Pro-Privatization Bill May See Changes

In May, Rep. MacMaster (R-Kewadin) introduced House Bill 4707, a bill that seeks to provide greater information to companies wishing to bid to privatize state services.  The bill would require the state to disclose to potential bidders the current actual costs of providing those services with state employees.  This would include all labor costs, continuing obligations (such as pensions) and associated administrative costs.  MAGE opposes this bill and urges its members to let their state representatives know of their opposition.

However, representatives from the Department of Technology, Management and Budget have responded that the legislation could corrupt the bidding process and make it less competitive.  They fear that private companies could alter their bids or restructure their services based on the information they gained that would not be reflective of the actual costs of providing the service. 
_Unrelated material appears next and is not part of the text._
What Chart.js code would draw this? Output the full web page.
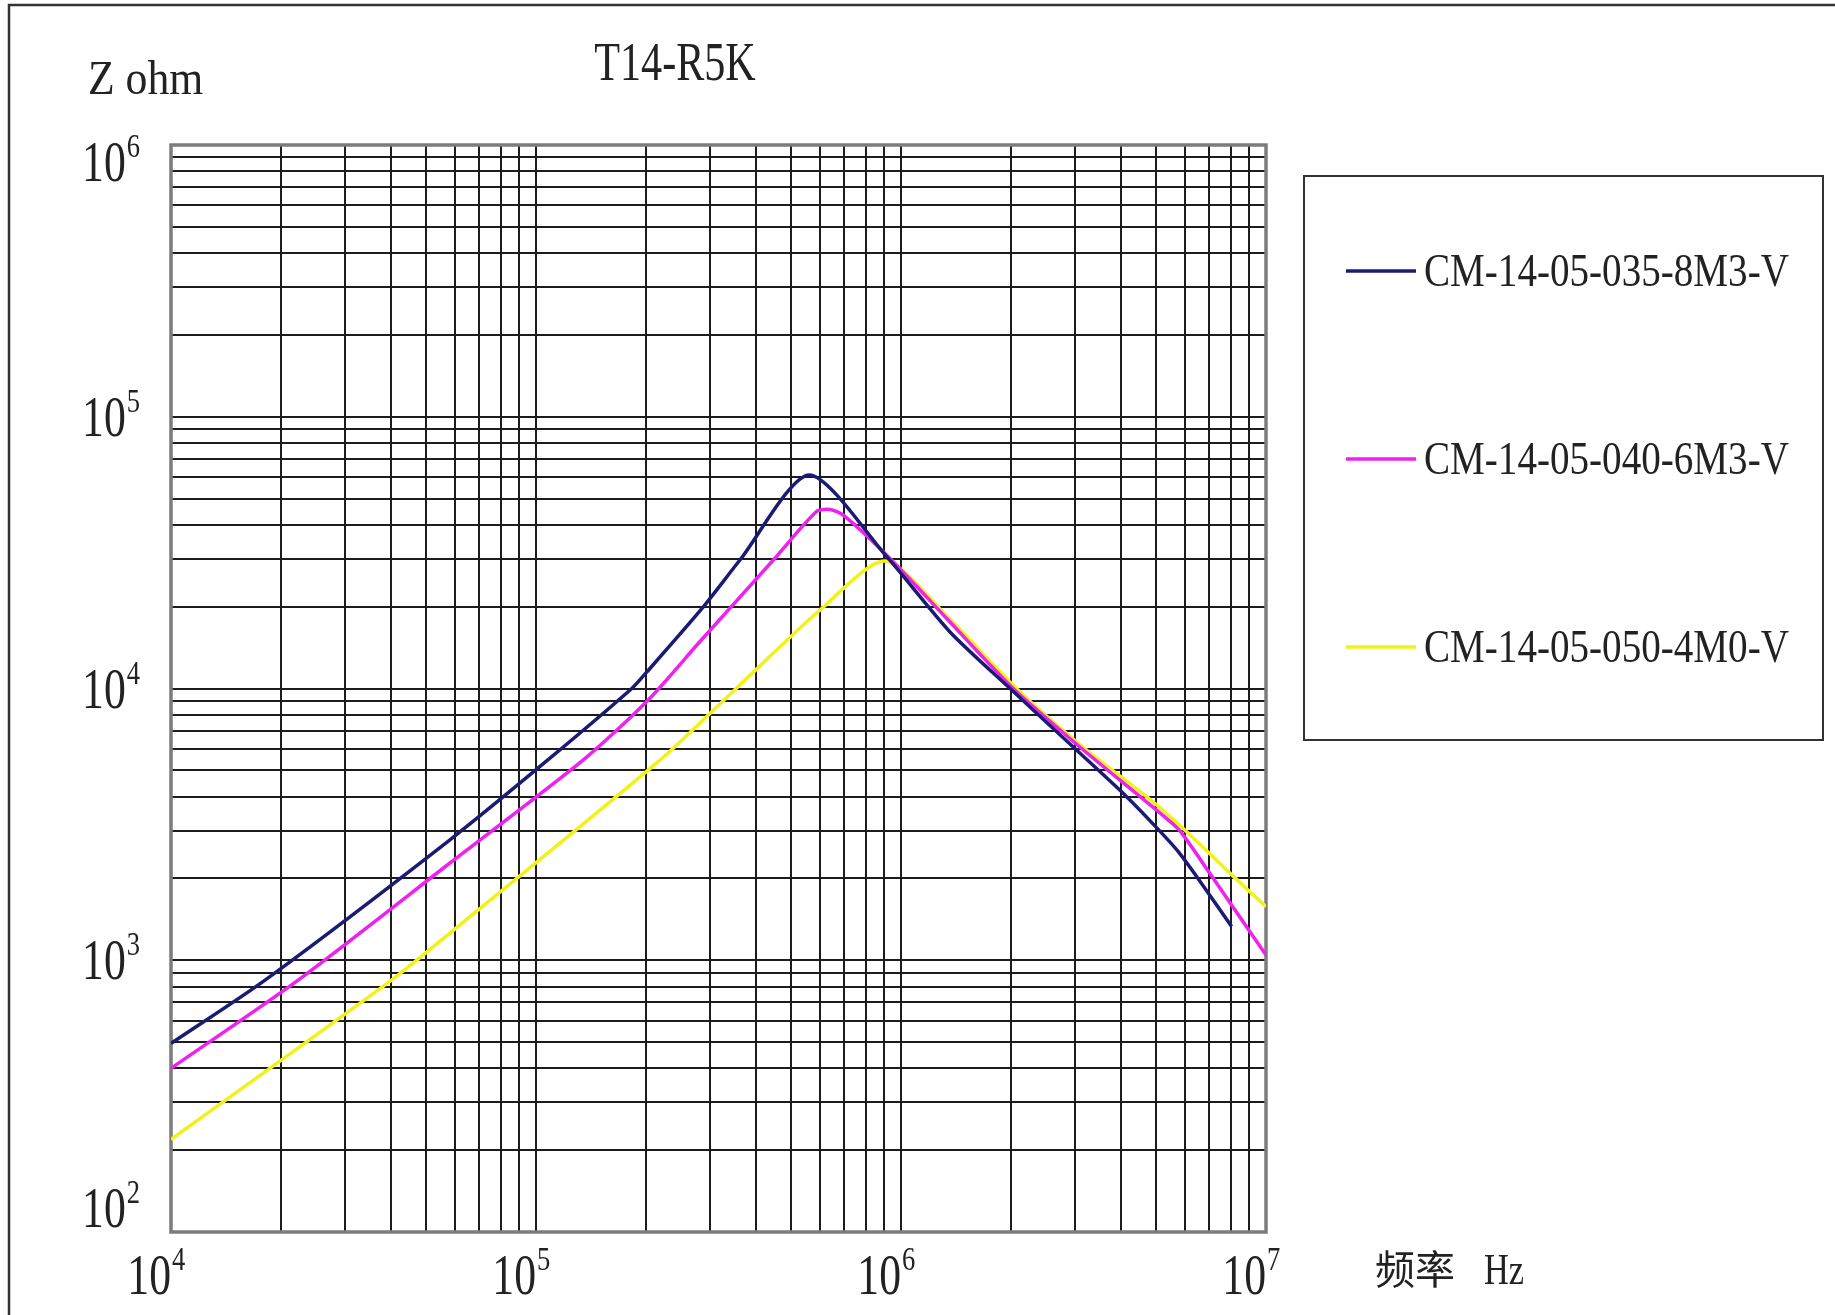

Rep. MacMaster countered that he plans to make changes to the bill that would prohibit state employee organizations from obtaining bid documents from private companies.  Rep. MacMaster expressed concern that state employees would then be able to change their proposals to ensure that private companies would not win the work.

The bill was referred to the House Oversight Committee, which has scheduled a meeting for a new version of the bill for June 17.